Четвертый всадник. «И видех, и се, конь зеленый [вариант: бледный], и седяй верху него, имя ему смерть, и ад последоваше ему, и дана бысть им власть убити на четвертой части земля мечем, гладом, и смертию, и зверми земными» (Откровение 6:8). Примечательно пересекается с посланием Филофея второе толкование этого текста в нашей рукописной традиции: «Сим конем знаменает и всех лицемерников и еретиков, над ними же седит смерть, и ад за ними идет, сиречь потопление вечное». Убитые на четверти земли относятся здесь и к насильственно убиенным, и «наипаче мечем ложнаго учения еретическаго». Также и голод трактуется двояко: физический и «глад слова Божия». Зверей тот же комментатор интерпретирует как «учителей, по плоти живущих, и жестоких и суровых, и еретическими хитростьми поревающих в погибель человеки».
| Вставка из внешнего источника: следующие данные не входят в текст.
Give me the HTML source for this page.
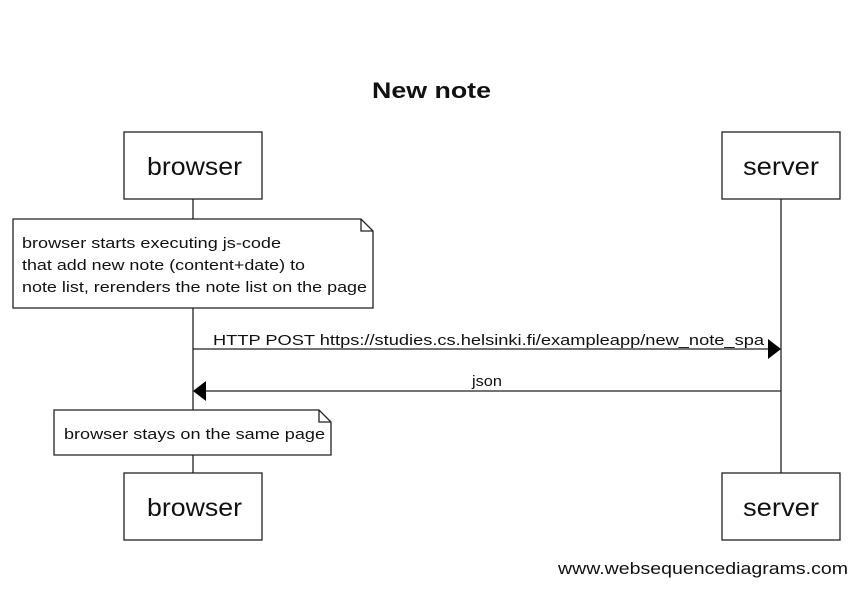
<!DOCTYPE html>
<html><head><meta charset="utf-8"><style>
body{margin:0;background:#fff}
svg{display:block}
text{font-family:"Liberation Sans",Arial,sans-serif;fill:#111}
</style></head><body>
<svg width="860" height="613" viewBox="0 0 860 613">
<text x="372" y="98" font-size="22" font-weight="bold" textLength="119" lengthAdjust="spacingAndGlyphs">New note</text>
<g stroke="#222" stroke-width="1.3" fill="#fff">
<line x1="193" y1="199" x2="193" y2="473"/>
<line x1="781" y1="199" x2="781" y2="473"/>
<rect x="124" y="132" width="138" height="67"/>
<rect x="722" y="132" width="118" height="67"/>
<rect x="124" y="473" width="138" height="67"/>
<rect x="722" y="473" width="118" height="67"/>
<path d="M13 219 H361 L373 231 V308 H13 Z"/>
<path d="M361 219 V231 H373" fill="none"/>
<path d="M54 410 H319 L331 422 V455 H54 Z"/>
<path d="M319 410 V422 H331" fill="none"/>
<line x1="193" y1="349" x2="770" y2="349"/>
<line x1="206" y1="391" x2="781" y2="391"/>
</g>
<path d="M768 339 L781 349 L768 359 Z" fill="#000"/>
<path d="M206 381 L193 391 L206 401 Z" fill="#000"/>
<g font-size="25" lengthAdjust="spacingAndGlyphs">
<text x="147" y="175" textLength="95" lengthAdjust="spacingAndGlyphs">browser</text>
<text x="743" y="175" textLength="76" lengthAdjust="spacingAndGlyphs">server</text>
<text x="147" y="516" textLength="95" lengthAdjust="spacingAndGlyphs">browser</text>
<text x="743" y="516" textLength="76" lengthAdjust="spacingAndGlyphs">server</text>
</g>
<g font-size="15">
<text x="22" y="248" textLength="259" lengthAdjust="spacingAndGlyphs">browser starts executing js-code</text>
<text x="22" y="270" textLength="283" lengthAdjust="spacingAndGlyphs">that add new note (content+date) to</text>
<text x="22" y="292" textLength="345" lengthAdjust="spacingAndGlyphs">note list, rerenders the note list on the page</text>
<text x="64" y="439" textLength="261" lengthAdjust="spacingAndGlyphs">browser stays on the same page</text>
<text x="213" y="345" textLength="551" lengthAdjust="spacingAndGlyphs">HTTP POST https://studies.cs.helsinki.fi/exampleapp/new_note_spa</text>
<text x="472" y="386" textLength="30" lengthAdjust="spacingAndGlyphs">json</text>
</g>
<text x="558" y="574" font-size="17" fill="#222" textLength="290" lengthAdjust="spacingAndGlyphs">www.websequencediagrams.com</text>
</svg>
</body></html>
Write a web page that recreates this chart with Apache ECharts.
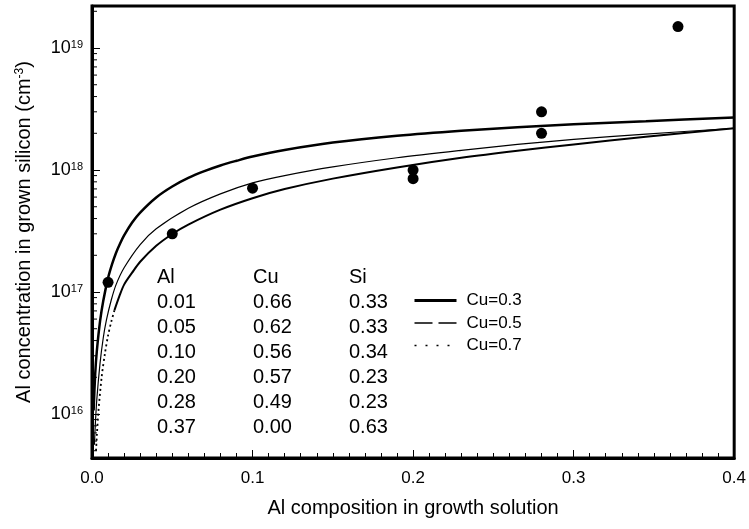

Второй всадник. Русский лицевой Апокалипсис XVI века
Четыре апокалипсические эпохи сменяют друг друга не обязательно так, чтобы одна наступала с исчезновением предыдущей, но, может быть, и наслаиваясь, как черепица. При этом географический центр первой, самой короткой и самой светлой эпохи апостолов, – Рим, где закончили свои земные странствия «первоверховные» Петр и Павел. Вторая, эпоха мучеников и святых отцов, а значит, и Вселенских соборов, обретает постепенно свой центр в Константинополе, втором Риме, что не означает моментального падения первого: так, в письме к Мунехину Филофей отмечает, что латиняне на протяжении многих веков были «в соединении с нами». Третья эпоха – это, как мы видели из толкования, бегство в пустыню. Поскольку это еще не конец земной истории, вполне логично, если, считая Римскую империю «удерживающей» мир от прихода антихриста (таково известное толкование святителя Иоанна Златоуста на 2 Солунянам 2:7), Филофей видел в ней эпоху Третьего Рима. В тексте Апокалипсиса Рим вообще нигде не упомянут, но нельзя не согласиться с тем, что Филофей созвучен толкователям, хотя от них его отделяет примерно такой же промежуток времени, как их самих от апостола Иоанна. Толкователи с готовностью применяют Апокалипсис к историческим событиям, им уже известным, – не потому что рационалистически «приспосабливают» его к своему времени, а потому что действительно считают его предсказанием и находят уже отчасти сбывшимся. Филофей делает то же самое.